Throughout the battle, we see hints of a rich backstory for Kumboh, a man who was previously a leader of his people but was now reduced to a magical negro. The introduction and subsequent killing of Kumboh are insulting and unfortunately in line with Meyer’s established racism. Prior to the release of the illustrated guide, the groundskeeper was assumed white in Eclipse, in fact, Meyer implied that no person of color within the universe could be a vampire or that the process made you lighter/more in line with white beauty standards. While casting for Twilight, Catherine Hardwicke tried to push for a more diverse cast but was vetoed by Meyer for every major role. The only Black casting allowed was Edi Gathegi as the villainous Laurent and Gregory Tyree Boyce as the human Tyler Crowley; two characters who had previously been white within the books. For Meyer, Black characters were either villainous or disposable and the legacy of that racism is evident in the film.

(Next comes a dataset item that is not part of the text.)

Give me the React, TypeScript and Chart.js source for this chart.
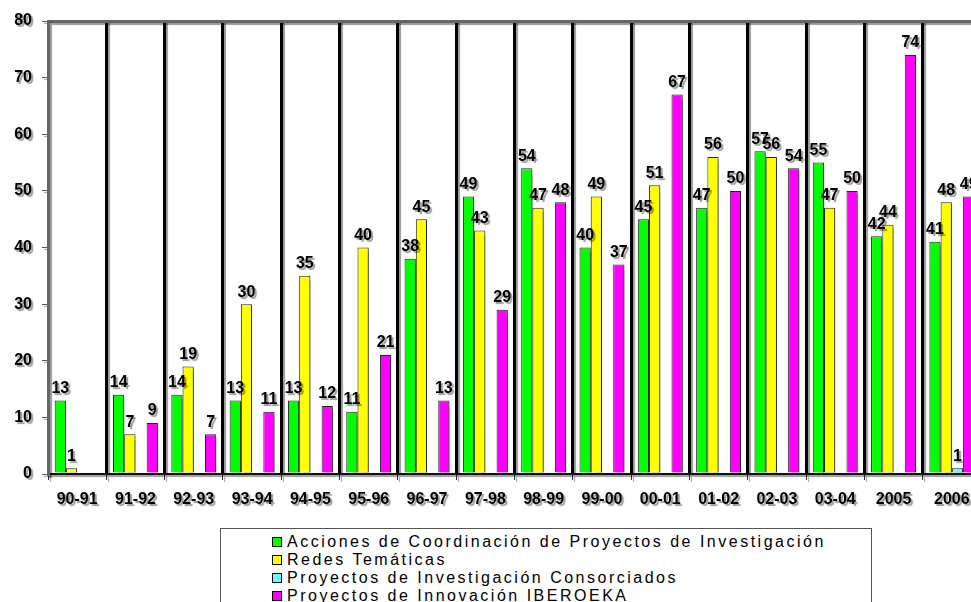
import React, { useEffect, useRef } from "react";
import { Chart, registerables } from "chart.js";

Chart.register(...registerables);

const categories = ["90-91", "91-92", "92-93", "93-94", "94-95", "95-96", "96-97", "97-98", "98-99", "99-00", "00-01", "01-02", "02-03", "03-04", "2005", "2006"];
const accionesCoordinacion = [13, 14, 14, 13, 13, 11, 38, 49, 54, 40, 45, 47, 57, 55, 42, 41];
const redesTematicas = [1, 7, 19, 30, 35, 40, 45, 43, 47, 49, 51, 56, 56, 47, 44, 48];
const proyectosConsorciados = [null, null, null, null, null, null, null, null, null, null, null, null, null, null, null, 1];
const proyectosIberoeka = [null, 9, 7, 11, 12, 21, 13, 29, 48, 37, 67, 50, 54, 50, 74, 49];
const yTicks = [0, 10, 20, 30, 40, 50, 60, 70, 80];

const seriesNames = [
  "Acciones de Coordinación de Proyectos de Investigación",
  "Redes Temáticas",
  "Proyectos de Investigación Consorciados",
  "Proyectos de Innovación IBEROEKA",
];
const seriesColors = ["#00FF00", "#FFFF00", "#66FFFF", "#FF00FF"];

const shadowPlugin = {
  id: "globalShadow",
  beforeDraw(chart: any) {
    const ctx = chart.ctx;
    ctx.save();
    ctx.shadowColor = "rgba(0,0,0,0.4)";
    ctx.shadowOffsetX = 2;
    ctx.shadowOffsetY = 2;
    ctx.shadowBlur = 1;
  },
  afterDraw(chart: any) {
    chart.ctx.restore();
  },
};

const valueLabelPlugin = {
  id: "valueLabels",
  afterDatasetsDraw(chart: any) {
    const ctx = chart.ctx;
    ctx.save();
    ctx.font = "bold 16px 'Liberation Sans', Arial, sans-serif";
    ctx.fillStyle = "#000";
    ctx.textAlign = "center";
    ctx.textBaseline = "bottom";
    chart.data.datasets.forEach((ds: any, di: number) => {
      const meta = chart.getDatasetMeta(di);
      meta.data.forEach((bar: any, i: number) => {
        const v = ds.data[i];
        if (v === null || v === undefined) return;
        ctx.fillText(String(v), bar.x, bar.y - 4);
      });
    });
    ctx.restore();
  },
};

export default function App() {
  const ref = useRef<HTMLCanvasElement | null>(null);
  useEffect(() => {
    if (!ref.current) return;
    const datasets = [accionesCoordinacion, redesTematicas, proyectosConsorciados, proyectosIberoeka].map((d, i) => ({
      label: seriesNames[i],
      data: d,
      backgroundColor: seriesColors[i],
      borderColor: "#222",
      borderWidth: 1,
      categoryPercentage: 0.77,
      barPercentage: 1,
    }));
    const chart = new Chart(ref.current, {
      type: "bar",
      data: { labels: categories, datasets },
      options: {
        animation: false,
        responsive: false,
        devicePixelRatio: 1,
        layout: { padding: { left: 0, top: 21, right: 9, bottom: 0 } },
        plugins: { legend: { display: false }, tooltip: { enabled: false } },
        scales: {
          x: {
            grid: {
              offset: true,
              color: (c: any) => (c.index === 0 ? "rgba(0,0,0,0)" : "#000"),
              lineWidth: 3,
              tickColor: "#333",
              tickWidth: 1,
              tickLength: 6,
              drawOnChartArea: true,
            },
            border: { color: "#111", width: 2 },
            ticks: {
              color: "#000",
              font: { family: "'Liberation Sans', Arial, sans-serif", size: 16, weight: "bold" },
              padding: 10,
              maxRotation: 0,
              autoSkip: false,
            },
            afterFit: (s: any) => {
              s.height = 128;
            },
          },
          y: {
            min: 0,
            max: 80,
            afterBuildTicks: (s: any) => {
              s.ticks = yTicks.map((v) => ({ value: v }));
            },
            grid: {
              color: (c: any) => (c.tick && c.tick.value === 80 ? "#666" : "rgba(0,0,0,0)"),
              lineWidth: 3,
              tickColor: "#555",
              tickWidth: 1,
              tickLength: 6,
            },
            border: { color: "#666", width: 3 },
            ticks: {
              color: "#000",
              font: { family: "'Liberation Sans', Arial, sans-serif", size: 16, weight: "bold" },
              padding: 10,
            },
            afterFit: (s: any) => {
              s.width = 48;
            },
          },
        },
      },
      plugins: [shadowPlugin, valueLabelPlugin],
    });
    return () => chart.destroy();
  }, []);

  return (
    <div style={{ position: "fixed", left: 0, top: 0, width: 971, height: 602, overflow: "hidden", background: "#fff" }}>
      <canvas ref={ref} width={990} height={602} style={{ position: "absolute", left: 0, top: 0, width: 990, height: 602 }} />
      <div
        style={{
          position: "absolute",
          left: 220,
          top: 528,
          width: 652,
          height: 120,
          border: "1px solid #555",
          boxSizing: "border-box",
          background: "#fff",
          fontFamily: "'Liberation Sans', Arial, sans-serif",
          fontSize: 16,
          letterSpacing: "2.5px",
          color: "#000",
        }}
      >
        {seriesNames.map((n, i) => (
          <div key={n} style={{ position: "absolute", left: 51, top: 4 + i * 18, height: 18, lineHeight: "18px", whiteSpace: "nowrap" }}>
            <span
              style={{
                display: "inline-block",
                width: 8,
                height: 8,
                background: seriesColors[i],
                border: "1px solid #000",
                marginRight: 5,
                verticalAlign: "middle",
                position: "relative",
                top: -1,
              }}
            />
            {n}
          </div>
        ))}
      </div>
    </div>
  );
}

This brings us to the third and lightest short, We’ve Met Before directed by Yulin Kang, which centers around how Alice and Jasper’s first meeting. While the style of the short is very Instagram does Pleasantville, ugly racial politics rears its head once more. Alice is sitting at a diner being served coffee by a Black waitress as she waits for Jasper to arrive. At one point Alice envisions Jasper killing this waitress and prevents this murder with a distracting kiss making Alice a white savior while still affirming Jasper as a romantic hero. The problem with this is that Jasper, a proud soldier in the confederate army, is never once throughout the series challenged on his views but the narrative of his love story with Alice is that her love was powerful enough to “change him”. He gives up human blood and abandons his nomadic coven to be with her. Jasper is affirmed to the audience as good because he gave up human blood but his pro-slavery politics is ignored at best and romanticized at worst. To Meyer, it doesn’t matter that Jasper was a confederate because she doesn’t view slavery as inherently evil. This is proven in the text by how unbothered the other Cullens are by this aspect of Jasper’s history. In fact, this aspect of his history is beneficial for them because they can use his knowledge to train again the New Born army rising against them. Jasper’s military knowledge gained through his time with the confederacy is beneficial to them and given how astronomically wealthy the Cullens are it wouldn’t be unfair to assume that their financial gains were achieved through unsavory means.
These shorts are so much as intentionally underlining the issues with Meyer’s text but are rather affirming them. It makes sense given that Meyer retained a lot of creative control over any adaptations of her work as a producer of these projects. She had picked the scripts most in line with her vision for the context and had previously blocked certain creative liberties a director may have been inclined to take (see above for her pushback on more diverse casting). Looking at the project as a whole, however, I cannot help but wish there were more programs such as this that looked at fandom as a generative creative space for a cinematic universe. While her refusal to look to other nonwhite creatives to supplement her shortcomings sour the potential of the franchise at several points ts unsurprising that Meyer’s interest in movies lead to her creating this initiative, after all, it’s normally women and femmes who create the path for others to follow behind. If this project were to be done now I’d want to see the Black, Indigenous, and queer creatives who’ve fueled the Twilight Renaissance take the lead and breath new life into brown characters left behind.